--- Start DATA PROVIDED ---

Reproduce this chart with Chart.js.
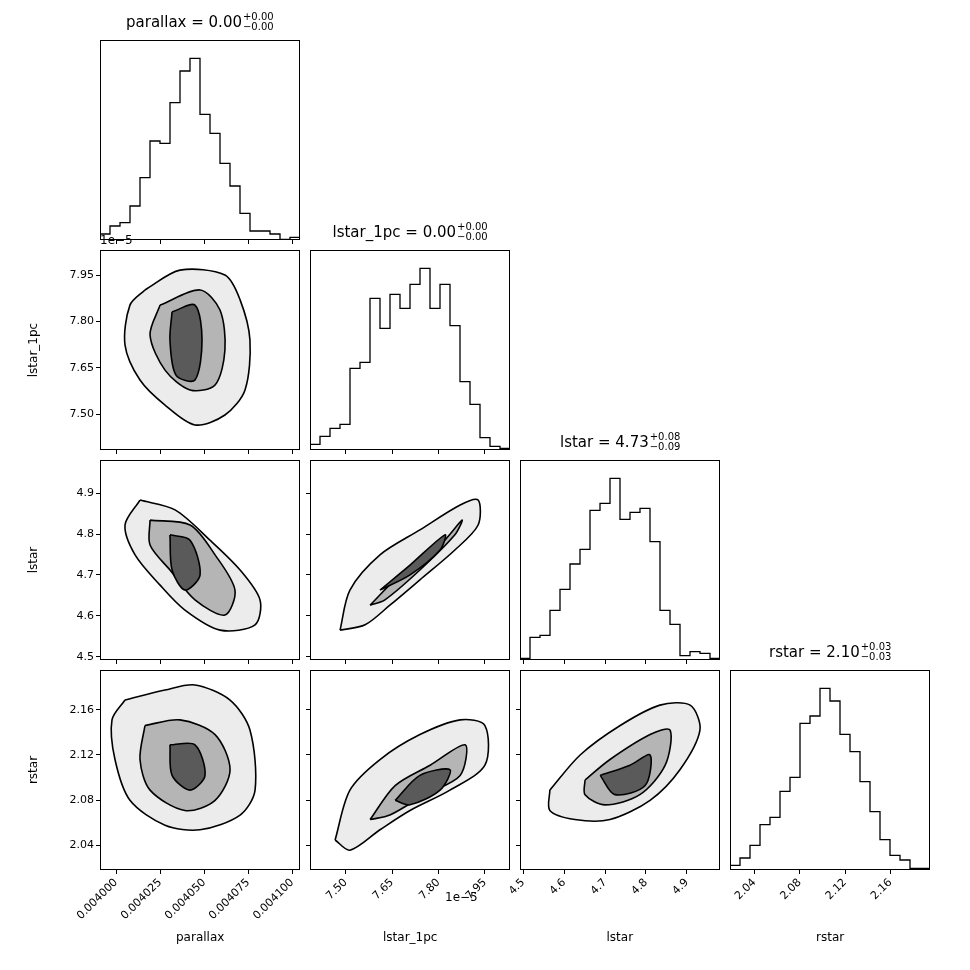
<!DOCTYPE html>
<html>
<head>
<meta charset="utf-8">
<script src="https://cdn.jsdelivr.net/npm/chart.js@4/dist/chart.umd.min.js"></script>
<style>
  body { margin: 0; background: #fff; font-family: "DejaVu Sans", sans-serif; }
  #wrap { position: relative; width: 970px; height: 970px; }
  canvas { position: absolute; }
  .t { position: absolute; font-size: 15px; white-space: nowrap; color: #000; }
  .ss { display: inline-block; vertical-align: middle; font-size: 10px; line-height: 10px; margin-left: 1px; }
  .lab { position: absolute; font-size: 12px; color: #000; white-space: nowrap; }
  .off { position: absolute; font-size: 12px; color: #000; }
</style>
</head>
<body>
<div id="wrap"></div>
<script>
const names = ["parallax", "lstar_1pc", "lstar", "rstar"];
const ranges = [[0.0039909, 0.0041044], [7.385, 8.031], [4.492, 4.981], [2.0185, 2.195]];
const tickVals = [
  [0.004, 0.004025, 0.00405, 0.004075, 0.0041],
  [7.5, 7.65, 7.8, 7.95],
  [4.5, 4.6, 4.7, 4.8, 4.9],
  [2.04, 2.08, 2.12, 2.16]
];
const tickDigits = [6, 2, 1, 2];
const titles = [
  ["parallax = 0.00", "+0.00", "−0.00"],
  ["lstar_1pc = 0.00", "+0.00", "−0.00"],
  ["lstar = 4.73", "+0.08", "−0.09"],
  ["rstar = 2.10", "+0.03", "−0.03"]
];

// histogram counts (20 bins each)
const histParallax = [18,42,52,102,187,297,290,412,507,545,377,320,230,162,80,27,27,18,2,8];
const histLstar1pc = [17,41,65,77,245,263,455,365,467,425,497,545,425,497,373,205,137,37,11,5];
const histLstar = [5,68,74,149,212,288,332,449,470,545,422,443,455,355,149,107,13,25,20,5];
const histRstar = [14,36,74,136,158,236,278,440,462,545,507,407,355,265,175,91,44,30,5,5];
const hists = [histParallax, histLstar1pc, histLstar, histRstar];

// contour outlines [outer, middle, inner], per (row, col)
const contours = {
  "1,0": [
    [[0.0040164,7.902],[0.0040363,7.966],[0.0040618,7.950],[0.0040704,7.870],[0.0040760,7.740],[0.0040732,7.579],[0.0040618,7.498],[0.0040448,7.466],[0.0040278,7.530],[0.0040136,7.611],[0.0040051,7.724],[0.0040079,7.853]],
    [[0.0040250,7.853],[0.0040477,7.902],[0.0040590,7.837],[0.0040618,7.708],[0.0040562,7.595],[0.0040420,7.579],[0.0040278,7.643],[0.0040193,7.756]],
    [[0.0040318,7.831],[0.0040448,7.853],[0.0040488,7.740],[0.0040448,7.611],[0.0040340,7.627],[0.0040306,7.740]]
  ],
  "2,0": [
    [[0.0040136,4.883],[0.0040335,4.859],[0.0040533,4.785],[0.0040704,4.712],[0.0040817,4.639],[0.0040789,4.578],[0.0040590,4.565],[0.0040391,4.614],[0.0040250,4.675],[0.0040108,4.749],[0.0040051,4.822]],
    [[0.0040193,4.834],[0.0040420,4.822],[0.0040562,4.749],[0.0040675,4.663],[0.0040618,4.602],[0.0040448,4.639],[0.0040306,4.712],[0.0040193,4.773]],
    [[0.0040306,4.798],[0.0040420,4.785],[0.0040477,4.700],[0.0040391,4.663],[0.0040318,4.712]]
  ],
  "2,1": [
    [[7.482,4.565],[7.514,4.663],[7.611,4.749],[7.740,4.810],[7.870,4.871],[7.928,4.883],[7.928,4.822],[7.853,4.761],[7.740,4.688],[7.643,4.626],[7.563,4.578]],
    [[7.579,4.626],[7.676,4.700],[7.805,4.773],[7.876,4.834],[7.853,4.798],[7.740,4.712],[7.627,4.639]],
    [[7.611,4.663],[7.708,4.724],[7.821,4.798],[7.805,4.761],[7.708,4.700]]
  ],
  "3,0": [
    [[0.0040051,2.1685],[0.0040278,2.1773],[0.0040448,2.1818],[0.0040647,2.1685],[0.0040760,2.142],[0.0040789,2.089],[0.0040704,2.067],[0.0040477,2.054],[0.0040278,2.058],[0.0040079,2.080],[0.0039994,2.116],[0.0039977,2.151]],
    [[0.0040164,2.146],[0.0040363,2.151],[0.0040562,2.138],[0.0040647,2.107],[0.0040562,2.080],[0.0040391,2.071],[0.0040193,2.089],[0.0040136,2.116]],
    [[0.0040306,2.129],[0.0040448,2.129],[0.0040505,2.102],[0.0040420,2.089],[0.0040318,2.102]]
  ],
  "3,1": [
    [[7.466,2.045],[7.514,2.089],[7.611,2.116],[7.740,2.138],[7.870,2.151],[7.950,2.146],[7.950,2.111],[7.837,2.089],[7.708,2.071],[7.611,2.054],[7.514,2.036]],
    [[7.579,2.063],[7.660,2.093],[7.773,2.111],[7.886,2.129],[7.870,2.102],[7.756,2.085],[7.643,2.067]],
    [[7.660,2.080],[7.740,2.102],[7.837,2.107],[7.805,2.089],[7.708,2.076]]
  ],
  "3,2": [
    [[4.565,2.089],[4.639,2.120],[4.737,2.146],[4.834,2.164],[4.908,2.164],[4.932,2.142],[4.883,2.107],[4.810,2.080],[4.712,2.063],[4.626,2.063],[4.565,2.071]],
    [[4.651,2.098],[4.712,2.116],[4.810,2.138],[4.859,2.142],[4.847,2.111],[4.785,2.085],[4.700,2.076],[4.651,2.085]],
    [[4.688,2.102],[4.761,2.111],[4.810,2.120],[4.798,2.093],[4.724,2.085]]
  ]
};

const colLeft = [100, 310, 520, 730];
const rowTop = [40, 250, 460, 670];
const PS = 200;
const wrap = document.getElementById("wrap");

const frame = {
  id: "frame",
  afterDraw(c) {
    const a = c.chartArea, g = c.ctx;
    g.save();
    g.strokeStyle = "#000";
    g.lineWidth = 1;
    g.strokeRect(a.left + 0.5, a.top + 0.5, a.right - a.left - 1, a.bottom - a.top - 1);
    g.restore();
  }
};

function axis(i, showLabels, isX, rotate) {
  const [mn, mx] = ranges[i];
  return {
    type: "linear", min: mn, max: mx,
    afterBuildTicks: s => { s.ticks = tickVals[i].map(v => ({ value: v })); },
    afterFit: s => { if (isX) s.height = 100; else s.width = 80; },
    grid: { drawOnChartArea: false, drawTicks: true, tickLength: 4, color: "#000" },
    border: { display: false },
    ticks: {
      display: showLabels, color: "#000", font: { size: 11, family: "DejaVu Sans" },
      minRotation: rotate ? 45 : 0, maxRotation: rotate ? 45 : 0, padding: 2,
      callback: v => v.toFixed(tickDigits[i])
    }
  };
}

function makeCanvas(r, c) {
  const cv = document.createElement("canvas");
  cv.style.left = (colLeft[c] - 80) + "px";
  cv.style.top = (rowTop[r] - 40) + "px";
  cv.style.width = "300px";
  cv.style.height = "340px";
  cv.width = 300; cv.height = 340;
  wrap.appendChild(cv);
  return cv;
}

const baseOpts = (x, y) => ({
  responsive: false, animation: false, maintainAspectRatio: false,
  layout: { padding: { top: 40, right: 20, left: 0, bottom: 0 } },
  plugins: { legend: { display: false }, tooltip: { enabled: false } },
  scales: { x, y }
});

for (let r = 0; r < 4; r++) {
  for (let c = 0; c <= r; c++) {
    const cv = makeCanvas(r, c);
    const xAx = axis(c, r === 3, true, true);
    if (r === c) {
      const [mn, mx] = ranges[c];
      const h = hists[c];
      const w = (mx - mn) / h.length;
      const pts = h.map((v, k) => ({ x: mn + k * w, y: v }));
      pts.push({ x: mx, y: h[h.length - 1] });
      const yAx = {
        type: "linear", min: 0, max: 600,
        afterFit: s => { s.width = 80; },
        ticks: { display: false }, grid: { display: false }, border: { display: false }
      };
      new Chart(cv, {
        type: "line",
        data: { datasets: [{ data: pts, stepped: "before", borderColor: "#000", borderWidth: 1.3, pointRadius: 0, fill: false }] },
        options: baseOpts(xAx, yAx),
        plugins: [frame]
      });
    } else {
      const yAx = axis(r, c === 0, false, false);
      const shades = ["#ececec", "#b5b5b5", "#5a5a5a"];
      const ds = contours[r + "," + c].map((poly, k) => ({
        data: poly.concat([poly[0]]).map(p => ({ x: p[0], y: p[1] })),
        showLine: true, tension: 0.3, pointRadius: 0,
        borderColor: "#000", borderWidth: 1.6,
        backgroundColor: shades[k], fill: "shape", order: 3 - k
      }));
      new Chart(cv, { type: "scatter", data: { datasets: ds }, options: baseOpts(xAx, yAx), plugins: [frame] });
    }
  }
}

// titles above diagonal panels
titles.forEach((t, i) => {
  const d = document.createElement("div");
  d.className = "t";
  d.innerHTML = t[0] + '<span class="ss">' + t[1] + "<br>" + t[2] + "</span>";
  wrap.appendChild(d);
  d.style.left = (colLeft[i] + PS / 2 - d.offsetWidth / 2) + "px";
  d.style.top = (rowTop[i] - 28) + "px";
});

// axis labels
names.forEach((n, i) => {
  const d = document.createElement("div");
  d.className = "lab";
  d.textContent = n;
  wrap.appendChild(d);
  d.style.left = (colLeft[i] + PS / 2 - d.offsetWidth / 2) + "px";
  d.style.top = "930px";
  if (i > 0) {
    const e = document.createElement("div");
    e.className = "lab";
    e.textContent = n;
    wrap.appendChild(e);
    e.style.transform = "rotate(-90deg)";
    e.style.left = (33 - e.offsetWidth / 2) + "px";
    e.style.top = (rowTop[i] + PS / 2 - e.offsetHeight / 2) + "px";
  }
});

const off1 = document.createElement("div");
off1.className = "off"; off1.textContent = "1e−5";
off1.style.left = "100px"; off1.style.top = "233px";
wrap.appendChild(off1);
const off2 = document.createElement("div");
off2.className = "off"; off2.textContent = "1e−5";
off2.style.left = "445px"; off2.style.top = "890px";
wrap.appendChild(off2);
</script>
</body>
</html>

--- End DATA PROVIDED ---
--- Start DATA PROVIDED ---

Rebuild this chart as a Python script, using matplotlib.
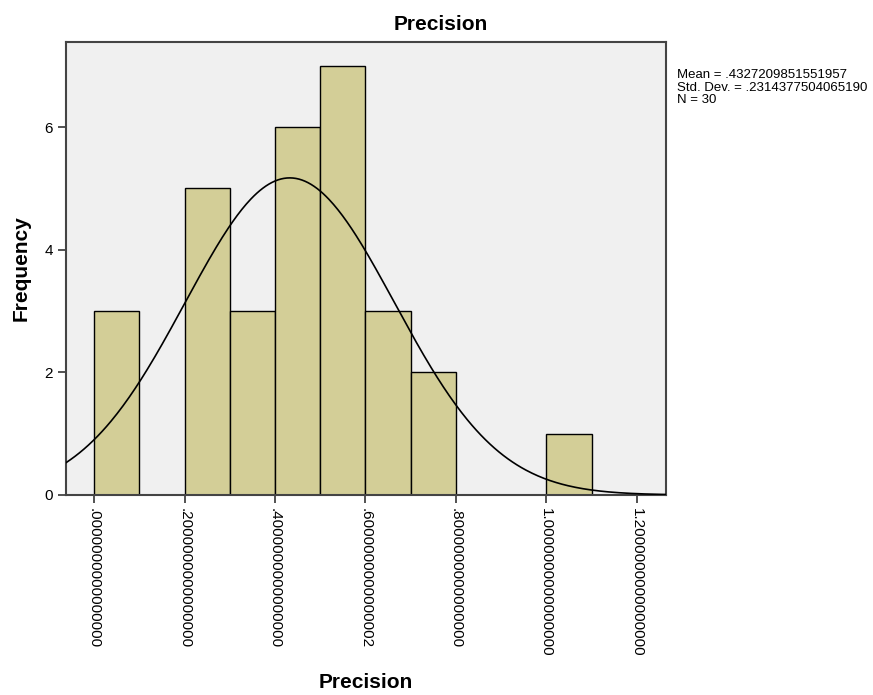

--- End DATA PROVIDED ---

▸ **YOUR INSTRUCTIONS**:
Copy each line of the listing that contains the string "this".

▸ **RESULT**:
Reproduce this chart with Chart.js.
Rebuild this chart as a Python script, using matplotlib.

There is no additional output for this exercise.